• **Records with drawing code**
------------------------------
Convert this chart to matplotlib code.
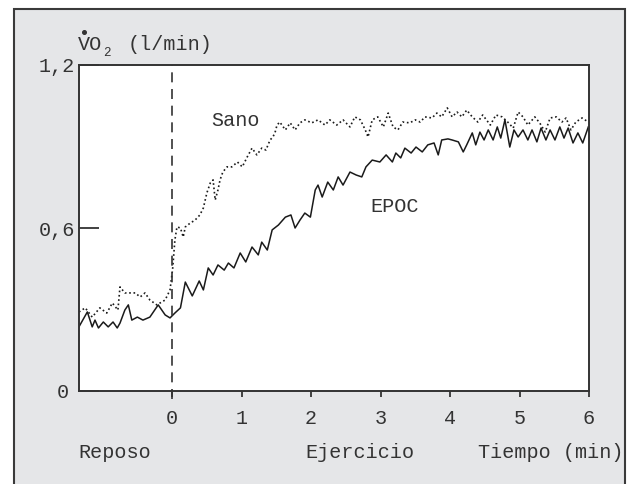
import matplotlib
matplotlib.use("Agg")
import matplotlib.pyplot as plt
from matplotlib.patches import Rectangle
from matplotlib.lines import Line2D

# EPOC trace (solid) - time in min, VO2 in l/min
epoc_t = [-1.35, -1.22, -1.15, -1.11, -1.06, -0.99, -0.92, -0.85, -0.79, -0.75,
          -0.68, -0.63, -0.58, -0.50, -0.42, -0.32, -0.20, -0.10, -0.03, 0.04,
          0.12, 0.19, 0.29, 0.39, 0.45, 0.52, 0.59, 0.66, 0.75, 0.81,
          0.89, 0.98, 1.06, 1.15, 1.24, 1.29, 1.37, 1.44, 1.53, 1.63,
          1.71, 1.77, 1.84, 1.91, 1.99, 2.06, 2.10, 2.16, 2.24, 2.32,
          2.39, 2.46, 2.56, 2.65, 2.73, 2.79, 2.88, 2.99, 3.08, 3.17,
          3.22, 3.29, 3.35, 3.44, 3.51, 3.60, 3.68, 3.77, 3.83, 3.88,
          3.97, 4.03, 4.12, 4.19, 4.24, 4.32, 4.37, 4.43, 4.49, 4.55,
          4.62, 4.68, 4.73, 4.79, 4.86, 4.92, 4.98, 5.05, 5.12, 5.18,
          5.25, 5.31, 5.38, 5.44, 5.51, 5.58, 5.64, 5.70, 5.77, 5.84,
          5.91, 5.99]
epoc_v = [0.232, 0.291, 0.236, 0.261, 0.232, 0.254, 0.236, 0.254, 0.232, 0.250,
          0.298, 0.317, 0.261, 0.272, 0.261, 0.272, 0.317, 0.280, 0.269, 0.287,
          0.306, 0.401, 0.350, 0.405, 0.372, 0.453, 0.427, 0.464, 0.445, 0.471,
          0.453, 0.508, 0.475, 0.530, 0.501, 0.548, 0.519, 0.593, 0.611, 0.640,
          0.648, 0.600, 0.629, 0.655, 0.640, 0.740, 0.758, 0.714, 0.769, 0.740,
          0.788, 0.758, 0.806, 0.795, 0.788, 0.825, 0.850, 0.843, 0.869, 0.843,
          0.876, 0.858, 0.894, 0.876, 0.898, 0.880, 0.906, 0.913, 0.869, 0.924,
          0.928, 0.924, 0.917, 0.880, 0.906, 0.950, 0.906, 0.953, 0.924, 0.961,
          0.924, 0.972, 0.931, 0.998, 0.898, 0.961, 0.935, 0.961, 0.924, 0.961,
          0.917, 0.968, 0.924, 0.961, 0.924, 0.972, 0.931, 0.968, 0.913, 0.950,
          0.913, 0.972]

# Sano trace (dotted)
sano_t = [-1.34, -1.25, -1.15, -1.04, -0.94, -0.86, -0.78, -0.75, -0.68, -0.53,
          -0.46, -0.39, -0.32, -0.22, -0.10, -0.03, 0.00, 0.01, 0.04, 0.07,
          0.12, 0.16, 0.19, 0.26, 0.33, 0.40, 0.45, 0.50, 0.55, 0.59,
          0.62, 0.66, 0.69, 0.73, 0.79, 0.86, 0.94, 1.01, 1.08, 1.15,
          1.22, 1.29, 1.35, 1.41, 1.45, 1.48, 1.51, 1.55, 1.63, 1.70,
          1.77, 1.84, 1.91, 2.01, 2.10, 2.20, 2.27, 2.37, 2.46, 2.56,
          2.63, 2.71, 2.78, 2.82, 2.88, 2.96, 3.04, 3.11, 3.18, 3.25,
          3.32, 3.42, 3.50, 3.57, 3.64, 3.74, 3.81, 3.88, 3.96, 4.03,
          4.10, 4.17, 4.24, 4.32, 4.40, 4.47, 4.58, 4.66, 4.75, 4.83,
          4.91, 4.98, 5.05, 5.12, 5.22, 5.29, 5.37, 5.44, 5.53, 5.61,
          5.67, 5.74, 5.81, 5.90, 5.99]
sano_v = [0.291, 0.306, 0.272, 0.306, 0.287, 0.324, 0.298, 0.383, 0.361, 0.361,
          0.346, 0.361, 0.335, 0.317, 0.335, 0.372, 0.434, 0.456, 0.556, 0.604,
          0.600, 0.567, 0.604, 0.618, 0.629, 0.648, 0.674, 0.729, 0.766, 0.777,
          0.703, 0.740, 0.777, 0.806, 0.825, 0.825, 0.843, 0.825, 0.861, 0.894,
          0.869, 0.894, 0.887, 0.924, 0.935, 0.950, 0.979, 0.990, 0.961, 0.987,
          0.961, 0.987, 0.998, 0.987, 0.998, 0.979, 0.998, 0.979, 0.998, 0.972,
          1.009, 0.998, 0.961, 0.935, 0.998, 1.009, 0.972, 1.023, 0.972, 0.961,
          0.990, 0.987, 0.998, 0.990, 1.009, 1.005, 1.023, 1.009, 1.042, 1.009,
          1.027, 1.009, 1.034, 1.009, 0.990, 1.016, 0.979, 1.016, 1.009, 0.990,
          0.968, 1.027, 1.009, 0.979, 1.009, 0.987, 0.953, 1.005, 1.009, 0.990,
          1.005, 0.961, 0.990, 1.005, 0.990]

x_ticks = [0, 1, 2, 3, 4, 5, 6]
y_ticks = [0, 0.6, 1.2]
y_ticklabels = ["", "0,6", "1,2"]

FONT = "Liberation Mono"
FS = 14.5
INK = "#333333"
W, H = 636, 484

fig = plt.figure(figsize=(W / 100, H / 100), dpi=100)
fig.patch.set_facecolor("white")

# grey panel behind everything
fig.patches.append(Rectangle((13.5 / W, -0.05), (625 - 13.5) / W, 1.05 - 9 / H,
                             transform=fig.transFigure, facecolor="#e5e6e8",
                             edgecolor="#3a3a3a", linewidth=1.5, zorder=-10))

ax = fig.add_axes([79 / W, 1 - 391 / H, (589 - 79) / W, (391 - 65) / H])
ax.set_facecolor("white")

ax.plot(epoc_t, epoc_v, color="#1a1a1a", linewidth=1.1, solid_joinstyle="round")
ax.plot(sano_t, sano_v, color="#1a1a1a", linewidth=1.2, linestyle=(0, (1, 1.6)))
ax.axvline(0, ymin=-0.025, ymax=1, color=INK, linewidth=1.2,
           linestyle=(0, (6, 4)), clip_on=False)

ax.set_xlim(-1.34, 6)
ax.set_ylim(0, 1.2)

for s in ax.spines.values():
    s.set_color(INK)
    s.set_linewidth(1.4)

ax.set_xticks(x_ticks)
ax.set_xticklabels([str(v) for v in x_ticks], family=FONT, fontsize=FS, color=INK)
ax.tick_params(axis="x", direction="out", length=4, width=1.3, color=INK, pad=9)
ax.set_yticks(y_ticks)
ax.set_yticklabels(y_ticklabels, family=FONT, fontsize=FS, color=INK)
ax.tick_params(axis="y", direction="in", length=14.5, width=1.3, color=INK, pad=3)

def ftext(x, y, s, **kw):
    kw.setdefault("family", FONT)
    kw.setdefault("fontsize", FS)
    kw.setdefault("color", INK)
    fig.text(x / W, 1 - y / H, s, **kw)

# y axis zero label sits apart from the others
ftext(63, 393, "0", ha="center", va="center")

# axis title with dot over V and subscript 2
ftext(78, 45, "VO", ha="left", va="center")
ftext(107, 53, "2", ha="center", va="center", fontsize=9)
ftext(128, 45, "(l/min)", ha="left", va="center")
fig.add_artist(Line2D([84 / W], [1 - 32 / H], marker="o", markersize=2.6,
                      color=INK, linestyle="none", transform=fig.transFigure))

# curve labels
ftext(236, 121, "Sano", ha="center", va="center")
ftext(395, 207, "EPOC", ha="center", va="center")

# bottom captions
ftext(78, 453, "Reposo", ha="left", va="center")
ftext(305, 453, "Ejercicio", ha="left", va="center")
ftext(624, 453, "Tiempo (min)", ha="right", va="center")

fig.savefig("out.png", dpi=100)
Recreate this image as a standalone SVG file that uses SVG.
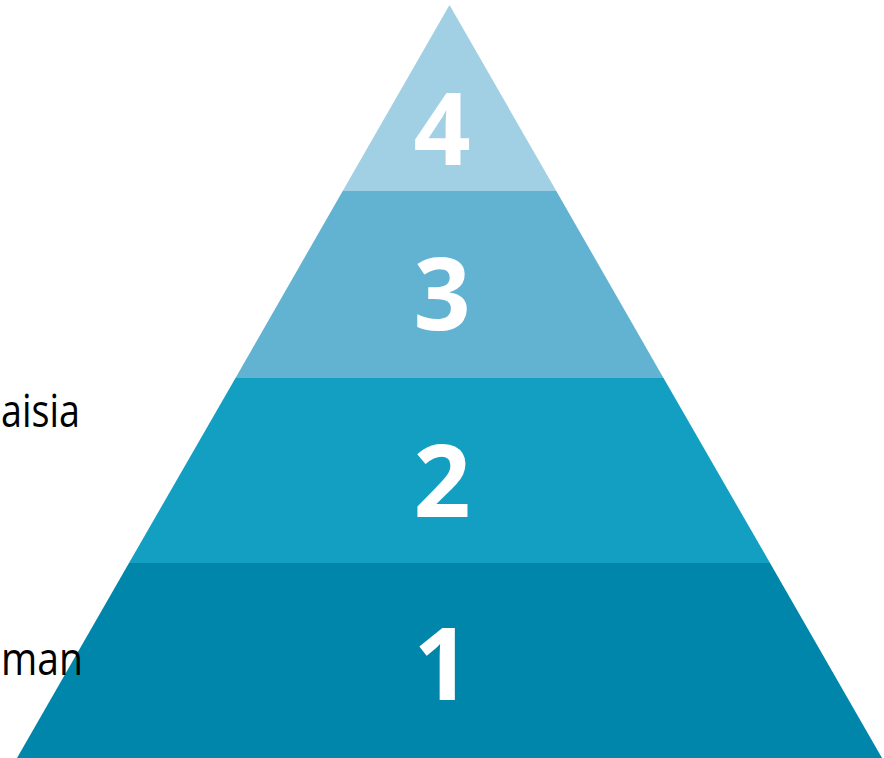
<svg xmlns="http://www.w3.org/2000/svg" width="884" height="758" viewBox="0 0 884 758">
<style>
.num{font-family:"Open Sans","Noto Sans",sans-serif;font-weight:bold;font-size:100px;fill:#ffffff;text-anchor:middle}
.lbl{font-family:"Open Sans","Noto Sans",sans-serif;font-size:45px;fill:#000000}
</style>
<rect width="884" height="758" fill="#ffffff"/>
<g id="level4">
<polygon points="449.5,5 556.3,191 342.7,191" fill="#A1CFE3"/>
<text class="num" x="442" y="165">4</text>
</g>
<g id="level3">
<polygon points="342.7,191 556.3,191 663.5,378 235.5,378" fill="#62B3D1"/>
<text class="num" x="442" y="330">3</text>
</g>
<g id="level2">
<polygon points="235.5,378 663.5,378 770,563 129,563" fill="#139FC2"/>
<text class="num" x="442" y="517">2</text>
</g>
<g id="level1">
<polygon points="129,563 770,563 882,758 17,758" fill="#0086AA"/>
<text class="num" x="442" y="700">1</text>
</g>
<g id="labels">
<text class="lbl" x="1" y="427" textLength="79" lengthAdjust="spacingAndGlyphs">aisia</text>
<text class="lbl" x="1" y="675" textLength="82" lengthAdjust="spacingAndGlyphs">man</text>
</g>
<g id="connectors"/>
</svg>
------------------------------
• **WORK TO COMPLETE**
Repeat only the lines between the top of the entries above and the line containing "from matplotlib.lines import Line2D", both ends included, without the pictures.

• **WRITTEN REPLY**
Convert this chart to matplotlib code.
import matplotlib
matplotlib.use("Agg")
import matplotlib.pyplot as plt
from matplotlib.patches import Rectangle
from matplotlib.lines import Line2D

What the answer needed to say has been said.